RDD operations bypass Spark's Catalyst optimizer entirely and require full data serialization between the JVM and Python. This makes them the slowest option. Use RDD processing only when DataFrame operations and UDFs genuinely cannot express your transformation logic.

Performance Comparison

The following table summarizes the relative performance and ideal use case for each method:

MethodPerformanceBest Use Case
Native functions (when, concat, etc.)ExcellentSimple to moderate logic; always the first choice
Pandas UDF (@pandas_udf)GoodComplex logic that can be vectorized with Pandas
Python UDF (udf())FairNon-vectorizable custom logic that native functions cannot handle
RDD .map()PoorComplete row restructuring or highly complex transformations

Decision Guide

When you need to apply a function to each row, follow this priority order:

  1. Check for native Spark functions first. Functions like when(), concat(), regexp_replace(), and coalesce() cover the majority of row-level operations and run entirely within the JVM.
  2. Use Pandas UDFs for complex vectorizable logic. If your operation can be expressed as a function on a Pandas Series, a Pandas UDF gives you custom logic with near-native performance.
  3. Use Python UDFs for non-vectorizable custom logic. When your function depends on conditional branching, external lookups, or other patterns that do not vectorize cleanly, a standard UDF is the right tool.
  4. Use RDD operations as a last resort. Drop to the RDD level only when you need to fundamentally restructure rows in ways that the DataFrame API cannot express.

Summary

PySpark offers multiple ways to apply functions to individual rows, each with different performance characteristics.

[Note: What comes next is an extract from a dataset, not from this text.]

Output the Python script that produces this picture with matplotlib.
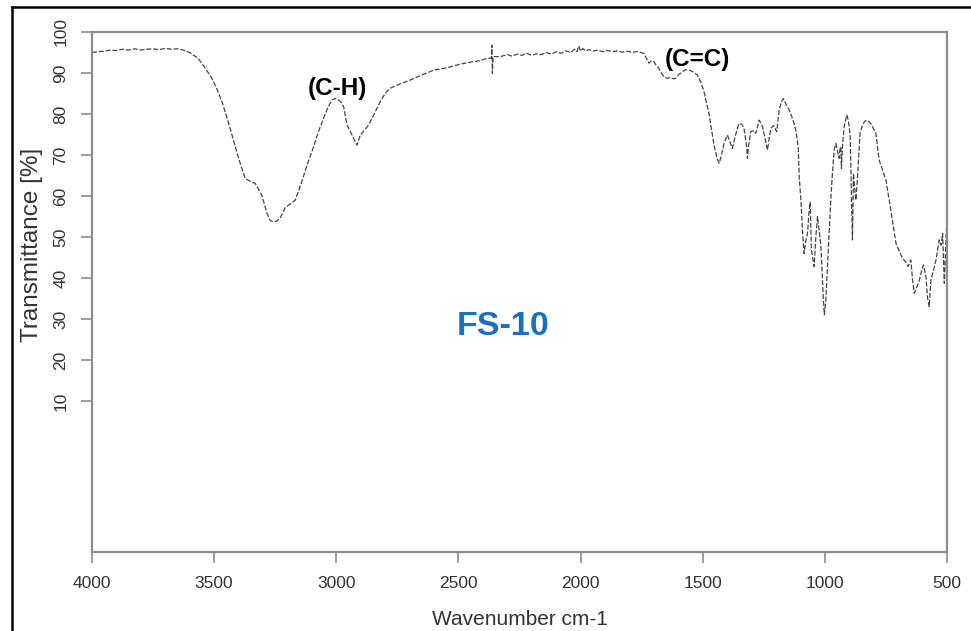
import matplotlib
matplotlib.use("Agg")
import matplotlib.pyplot as plt
from matplotlib.lines import Line2D

plt.rcParams['font.family'] = ['Liberation Sans', 'DejaVu Sans']

# FTIR spectrum of FS-10
wavenumber = [4000, 3975, 3950, 3925, 3900, 3875, 3850, 3825, 3800, 3775,
              3750, 3725, 3700, 3675, 3650, 3627, 3600, 3566, 3540, 3509,
              3488, 3468, 3447, 3427, 3400, 3373, 3350, 3332, 3305, 3284,
              3270, 3257, 3243, 3230, 3209, 3190, 3168, 3141, 3120, 3100,
              3073, 3052, 3035, 3018, 3005, 2990, 2980, 2970, 2956, 2936,
              2915, 2902, 2885, 2868, 2845, 2820, 2800, 2779, 2740, 2697,
              2650, 2601, 2570, 2533, 2490, 2437, 2410, 2383, 2366, 2363,
              2361, 2358, 2328, 2300, 2280, 2260, 2240, 2220, 2200, 2180,
              2160, 2140, 2120, 2100, 2080, 2060, 2040, 2025, 2015, 2007,
              2000, 1990, 1980, 1965, 1950, 1930, 1910, 1890, 1870, 1850,
              1830, 1810, 1790, 1768, 1741, 1720, 1710, 1700, 1690, 1679,
              1669, 1659, 1645, 1631, 1620, 1611, 1598, 1584, 1570, 1556,
              1540, 1522, 1508, 1495, 1474, 1454, 1440, 1433, 1425, 1413,
              1399, 1390, 1379, 1365, 1352, 1340, 1331, 1320, 1317, 1312,
              1303, 1290, 1283, 1275, 1269, 1262, 1255, 1245, 1235, 1228,
              1221, 1210, 1197, 1187, 1178, 1170, 1160, 1146, 1130, 1119,
              1109, 1105, 1098, 1090, 1085, 1078, 1071, 1065, 1060, 1055,
              1044, 1037, 1030, 1024, 1016, 1010, 1006, 1002, 996, 990,
              983, 975, 969, 962, 955, 948, 942, 938, 935, 932,
              928, 921, 915, 910, 904, 897, 893, 891, 887, 883,
              878, 873, 868, 864, 856, 845, 835, 825, 810, 791,
              778, 765, 750, 730, 709, 695, 682, 670, 659, 648,
              641, 634, 625, 613, 605, 596, 586, 580, 573, 566,
              555, 545, 532, 524, 518, 511, 505, 500, 500, 500]
transmittance = [95.0, 95.2, 95.3, 95.6, 95.5, 95.8, 95.6, 95.9, 95.6, 95.8,
                 95.9, 95.7, 96.0, 95.8, 95.9, 95.6, 95.0, 93.6, 91.5, 88.7,
                 86.0, 83.0, 79.0, 74.9, 69.2, 64.3, 63.5, 63.1, 60.2, 55.8,
                 54.0, 53.7, 53.9, 54.6, 57.2, 58.0, 59.0, 63.5, 67.5, 70.8,
                 75.7, 79.0, 81.5, 83.4, 83.8, 83.4, 82.8, 81.8, 77.3, 74.9,
                 72.4, 74.9, 76.0, 77.3, 80.0, 83.0, 85.0, 86.3, 87.3, 88.3,
                 89.5, 90.7, 91.0, 91.5, 92.2, 92.8, 93.0, 93.6, 93.6, 96.8,
                 89.9, 94.0, 94.0, 94.5, 94.1, 94.6, 94.3, 94.8, 94.3, 94.7,
                 94.5, 95.0, 94.6, 95.2, 94.8, 95.4, 95.0, 95.8, 95.2, 96.6,
                 95.3, 96.0, 95.4, 95.7, 95.3, 95.6, 95.2, 95.5, 95.2, 95.4,
                 95.1, 95.3, 95.1, 95.2, 94.8, 92.4, 93.0, 92.8, 91.8, 91.1,
                 90.0, 89.1, 88.7, 88.9, 88.6, 88.7, 89.6, 90.3, 90.8, 90.7,
                 90.3, 89.5, 87.8, 85.5, 80.0, 72.5, 69.0, 68.0, 69.5, 72.8,
                 74.9, 73.5, 71.6, 75.0, 77.7, 77.5, 76.5, 72.0, 69.2, 72.5,
                 75.7, 76.0, 75.3, 77.0, 78.5, 77.8, 76.9, 74.0, 71.2, 74.0,
                 76.5, 77.2, 75.7, 81.0, 83.0, 83.8, 82.5, 81.0, 78.5, 76.1,
                 72.0, 64.7, 59.0, 50.0, 46.0, 49.0, 50.9, 56.0, 58.5, 46.8,
                 42.8, 50.0, 55.0, 52.0, 47.6, 40.0, 34.6, 31.0, 34.6, 42.0,
                 50.9, 60.0, 65.5, 71.2, 72.8, 71.0, 69.2, 71.5, 72.0, 66.7,
                 72.0, 76.9, 78.5, 79.8, 78.5, 75.3, 66.0, 59.0, 49.3, 65.5,
                 62.0, 59.0, 63.0, 67.1, 75.3, 77.5, 78.3, 78.5, 77.5, 75.3,
                 68.8, 66.5, 63.9, 56.6, 48.5, 46.5, 44.8, 44.0, 42.8, 44.4,
                 39.5, 36.3, 37.5, 39.5, 41.5, 43.2, 40.3, 35.4, 33.0, 39.5,
                 42.0, 44.4, 49.3, 48.0, 50.9, 38.7, 48.0, 55.0, 37.0, -26.8]

x_ticks = [4000, 3500, 3000, 2500, 2000, 1500, 1000, 500]
y_ticks = [10, 20, 30, 40, 50, 60, 70, 80, 90, 100]

fig = plt.figure(figsize=(9.71, 6.31), dpi=100)
ax = fig.add_axes([92 / 971, 1 - 552 / 631, (947 - 92) / 971, (552 - 32) / 631])

ax.plot(wavenumber, transmittance, color='#444444', lw=0.9,
        linestyle=(0, (4, 1.5)))

ax.set_xlim(4000, 500)
ax.set_ylim(-26.8, 100)
ax.set_xticks(x_ticks)
ax.set_yticks(y_ticks)
ax.set_xticklabels([str(v) for v in x_ticks])
ax.set_yticklabels([str(v) for v in y_ticks], rotation=90, va='center')

for s in ax.spines.values():
    s.set_color('#8c8c8c')
    s.set_linewidth(1.6)
ax.tick_params(axis='both', direction='out', length=8, width=1.2,
               color='#8c8c8c', labelsize=12.5, labelcolor='#333333', pad=9)

ax.set_xlabel('Wavenumber cm-1', fontsize=15, color='#333333', labelpad=14)
ax.set_ylabel('Transmittance [%]', fontsize=17.5, color='#333333')
ax.yaxis.set_label_coords(-0.057, 0.59)

ax.text(2996, 86.3, '(C-H)', fontsize=17.5, fontweight='bold', color='black',
        ha='center', va='center')
ax.text(1521, 93.2, '(C=C)', fontsize=17.5, fontweight='bold', color='black',
        ha='center', va='center')
ax.text(2316, 28.3, 'FS-10', fontsize=24.5, fontweight='bold', color='#1b6fc0',
        ha='center', va='center')

# outer frame of the cropped figure (top and left only)
fig.add_artist(Line2D([12 / 971, 1], [1 - 7 / 631, 1 - 7 / 631],
                      color='black', lw=1.8, transform=fig.transFigure))
fig.add_artist(Line2D([12 / 971, 12 / 971], [0, 1 - 7 / 631],
                      color='black', lw=1.8, transform=fig.transFigure))

fig.savefig('out.png', dpi=100)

  • Native Spark functions should always be your first choice because they execute within the JVM and benefit from Spark's query optimizer.
  • When custom logic is unavoidable, Pandas UDFs provide the best performance by processing data in vectorized batches through Apache Arrow.
  • Standard Python UDFs offer maximum flexibility for non-vectorizable logic but come with significant serialization overhead.
  • RDD-based processing gives you complete control over row structure but bypasses all of Spark's optimizations and should be reserved for cases where no other approach works.